* _Description of the task_:
Repeat the data below exactly, dropping any pictures it holds.

***** Recorded data *****

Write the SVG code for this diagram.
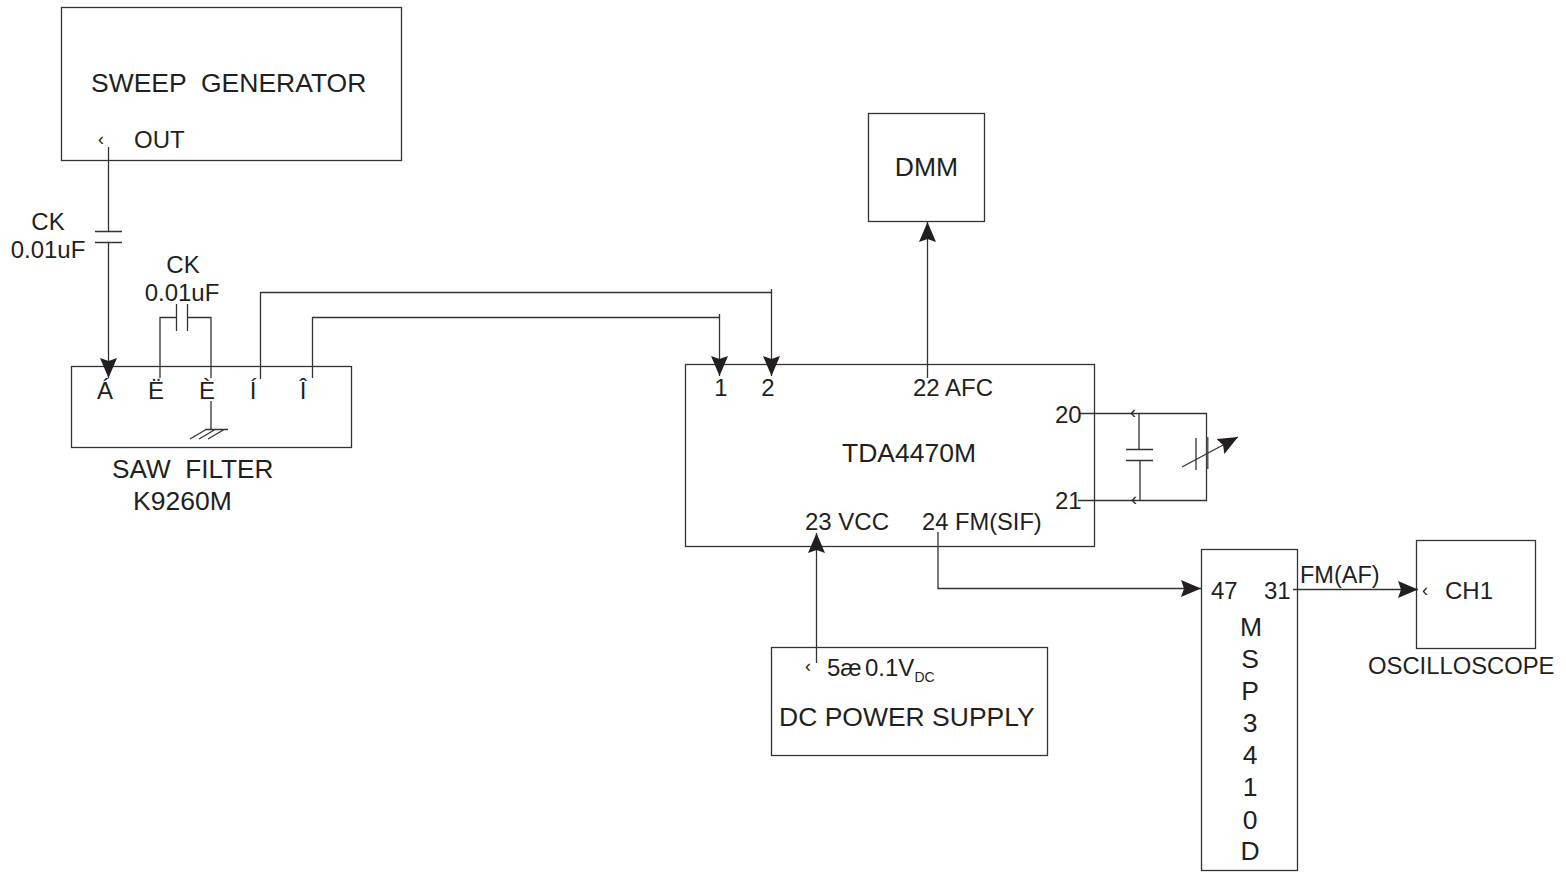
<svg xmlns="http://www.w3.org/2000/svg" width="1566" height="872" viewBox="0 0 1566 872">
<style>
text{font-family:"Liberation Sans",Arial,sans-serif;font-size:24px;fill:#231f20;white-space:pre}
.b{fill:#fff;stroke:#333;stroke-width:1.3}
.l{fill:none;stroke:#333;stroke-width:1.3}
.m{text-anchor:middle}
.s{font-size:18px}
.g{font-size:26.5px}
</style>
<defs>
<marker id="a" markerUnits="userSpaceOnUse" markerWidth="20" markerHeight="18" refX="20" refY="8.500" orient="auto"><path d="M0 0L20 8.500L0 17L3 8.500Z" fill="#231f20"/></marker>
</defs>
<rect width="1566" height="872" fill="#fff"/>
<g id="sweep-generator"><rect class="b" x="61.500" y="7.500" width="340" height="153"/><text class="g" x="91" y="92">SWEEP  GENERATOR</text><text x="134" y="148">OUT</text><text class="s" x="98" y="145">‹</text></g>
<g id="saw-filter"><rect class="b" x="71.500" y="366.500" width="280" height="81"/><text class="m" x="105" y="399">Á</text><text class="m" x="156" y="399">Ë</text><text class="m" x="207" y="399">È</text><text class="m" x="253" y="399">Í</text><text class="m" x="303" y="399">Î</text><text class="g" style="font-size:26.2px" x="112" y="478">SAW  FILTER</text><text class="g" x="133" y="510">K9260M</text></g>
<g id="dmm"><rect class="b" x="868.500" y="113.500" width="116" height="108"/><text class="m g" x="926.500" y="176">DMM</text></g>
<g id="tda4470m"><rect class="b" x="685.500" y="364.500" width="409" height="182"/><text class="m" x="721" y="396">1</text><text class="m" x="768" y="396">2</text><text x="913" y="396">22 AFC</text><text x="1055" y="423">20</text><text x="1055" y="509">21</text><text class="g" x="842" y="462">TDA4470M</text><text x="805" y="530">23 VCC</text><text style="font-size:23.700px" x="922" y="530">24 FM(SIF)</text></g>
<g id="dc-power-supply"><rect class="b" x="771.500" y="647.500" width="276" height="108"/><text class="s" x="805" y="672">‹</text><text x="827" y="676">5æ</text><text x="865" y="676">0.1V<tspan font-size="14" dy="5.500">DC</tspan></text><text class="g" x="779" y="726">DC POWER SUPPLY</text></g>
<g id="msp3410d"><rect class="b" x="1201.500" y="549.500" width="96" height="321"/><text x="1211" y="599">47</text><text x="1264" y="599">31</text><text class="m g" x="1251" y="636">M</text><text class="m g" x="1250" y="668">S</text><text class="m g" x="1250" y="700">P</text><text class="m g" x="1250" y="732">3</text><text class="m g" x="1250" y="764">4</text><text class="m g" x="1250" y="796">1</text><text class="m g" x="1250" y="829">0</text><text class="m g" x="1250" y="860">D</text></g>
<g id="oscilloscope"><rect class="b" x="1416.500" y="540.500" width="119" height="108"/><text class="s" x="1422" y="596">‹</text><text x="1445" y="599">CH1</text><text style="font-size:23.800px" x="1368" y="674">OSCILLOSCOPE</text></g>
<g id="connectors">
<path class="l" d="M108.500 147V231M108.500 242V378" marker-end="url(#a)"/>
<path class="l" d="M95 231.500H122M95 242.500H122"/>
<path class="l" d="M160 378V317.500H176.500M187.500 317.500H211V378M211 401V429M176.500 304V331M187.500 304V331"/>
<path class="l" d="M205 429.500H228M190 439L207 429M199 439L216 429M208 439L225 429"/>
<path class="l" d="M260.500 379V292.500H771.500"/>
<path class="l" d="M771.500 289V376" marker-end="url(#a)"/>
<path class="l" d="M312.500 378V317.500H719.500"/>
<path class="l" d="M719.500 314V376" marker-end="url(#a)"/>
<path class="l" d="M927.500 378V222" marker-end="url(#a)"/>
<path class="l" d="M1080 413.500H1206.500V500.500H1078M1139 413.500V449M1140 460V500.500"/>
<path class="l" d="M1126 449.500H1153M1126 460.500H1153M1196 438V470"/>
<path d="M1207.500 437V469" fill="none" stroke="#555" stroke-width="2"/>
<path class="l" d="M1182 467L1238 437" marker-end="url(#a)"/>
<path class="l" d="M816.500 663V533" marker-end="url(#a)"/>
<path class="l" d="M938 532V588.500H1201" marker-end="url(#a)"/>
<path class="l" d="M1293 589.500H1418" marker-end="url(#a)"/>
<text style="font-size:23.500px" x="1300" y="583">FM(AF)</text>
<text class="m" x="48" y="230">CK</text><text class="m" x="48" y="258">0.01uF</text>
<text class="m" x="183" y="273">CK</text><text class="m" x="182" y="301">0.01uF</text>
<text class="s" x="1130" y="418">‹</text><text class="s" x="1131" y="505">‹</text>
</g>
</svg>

*****

* _Finished exercise_:
Write the SVG code for this diagram.
<svg xmlns="http://www.w3.org/2000/svg" width="1566" height="872" viewBox="0 0 1566 872">
<style>
text{font-family:"Liberation Sans",Arial,sans-serif;font-size:24px;fill:#231f20;white-space:pre}
.b{fill:#fff;stroke:#333;stroke-width:1.3}
.l{fill:none;stroke:#333;stroke-width:1.3}
.m{text-anchor:middle}
.s{font-size:18px}
.g{font-size:26.5px}
</style>
<defs>
<marker id="a" markerUnits="userSpaceOnUse" markerWidth="20" markerHeight="18" refX="20" refY="8.500" orient="auto"><path d="M0 0L20 8.500L0 17L3 8.500Z" fill="#231f20"/></marker>
</defs>
<rect width="1566" height="872" fill="#fff"/>
<g id="sweep-generator"><rect class="b" x="61.500" y="7.500" width="340" height="153"/><text class="g" x="91" y="92">SWEEP  GENERATOR</text><text x="134" y="148">OUT</text><text class="s" x="98" y="145">‹</text></g>
<g id="saw-filter"><rect class="b" x="71.500" y="366.500" width="280" height="81"/><text class="m" x="105" y="399">Á</text><text class="m" x="156" y="399">Ë</text><text class="m" x="207" y="399">È</text><text class="m" x="253" y="399">Í</text><text class="m" x="303" y="399">Î</text><text class="g" style="font-size:26.2px" x="112" y="478">SAW  FILTER</text><text class="g" x="133" y="510">K9260M</text></g>
<g id="dmm"><rect class="b" x="868.500" y="113.500" width="116" height="108"/><text class="m g" x="926.500" y="176">DMM</text></g>
<g id="tda4470m"><rect class="b" x="685.500" y="364.500" width="409" height="182"/><text class="m" x="721" y="396">1</text><text class="m" x="768" y="396">2</text><text x="913" y="396">22 AFC</text><text x="1055" y="423">20</text><text x="1055" y="509">21</text><text class="g" x="842" y="462">TDA4470M</text><text x="805" y="530">23 VCC</text><text style="font-size:23.700px" x="922" y="530">24 FM(SIF)</text></g>
<g id="dc-power-supply"><rect class="b" x="771.500" y="647.500" width="276" height="108"/><text class="s" x="805" y="672">‹</text><text x="827" y="676">5æ</text><text x="865" y="676">0.1V<tspan font-size="14" dy="5.500">DC</tspan></text><text class="g" x="779" y="726">DC POWER SUPPLY</text></g>
<g id="msp3410d"><rect class="b" x="1201.500" y="549.500" width="96" height="321"/><text x="1211" y="599">47</text><text x="1264" y="599">31</text><text class="m g" x="1251" y="636">M</text><text class="m g" x="1250" y="668">S</text><text class="m g" x="1250" y="700">P</text><text class="m g" x="1250" y="732">3</text><text class="m g" x="1250" y="764">4</text><text class="m g" x="1250" y="796">1</text><text class="m g" x="1250" y="829">0</text><text class="m g" x="1250" y="860">D</text></g>
<g id="oscilloscope"><rect class="b" x="1416.500" y="540.500" width="119" height="108"/><text class="s" x="1422" y="596">‹</text><text x="1445" y="599">CH1</text><text style="font-size:23.800px" x="1368" y="674">OSCILLOSCOPE</text></g>
<g id="connectors">
<path class="l" d="M108.500 147V231M108.500 242V378" marker-end="url(#a)"/>
<path class="l" d="M95 231.500H122M95 242.500H122"/>
<path class="l" d="M160 378V317.500H176.500M187.500 317.500H211V378M211 401V429M176.500 304V331M187.500 304V331"/>
<path class="l" d="M205 429.500H228M190 439L207 429M199 439L216 429M208 439L225 429"/>
<path class="l" d="M260.500 379V292.500H771.500"/>
<path class="l" d="M771.500 289V376" marker-end="url(#a)"/>
<path class="l" d="M312.500 378V317.500H719.500"/>
<path class="l" d="M719.500 314V376" marker-end="url(#a)"/>
<path class="l" d="M927.500 378V222" marker-end="url(#a)"/>
<path class="l" d="M1080 413.500H1206.500V500.500H1078M1139 413.500V449M1140 460V500.500"/>
<path class="l" d="M1126 449.500H1153M1126 460.500H1153M1196 438V470"/>
<path d="M1207.500 437V469" fill="none" stroke="#555" stroke-width="2"/>
<path class="l" d="M1182 467L1238 437" marker-end="url(#a)"/>
<path class="l" d="M816.500 663V533" marker-end="url(#a)"/>
<path class="l" d="M938 532V588.500H1201" marker-end="url(#a)"/>
<path class="l" d="M1293 589.500H1418" marker-end="url(#a)"/>
<text style="font-size:23.500px" x="1300" y="583">FM(AF)</text>
<text class="m" x="48" y="230">CK</text><text class="m" x="48" y="258">0.01uF</text>
<text class="m" x="183" y="273">CK</text><text class="m" x="182" y="301">0.01uF</text>
<text class="s" x="1130" y="418">‹</text><text class="s" x="1131" y="505">‹</text>
</g>
</svg>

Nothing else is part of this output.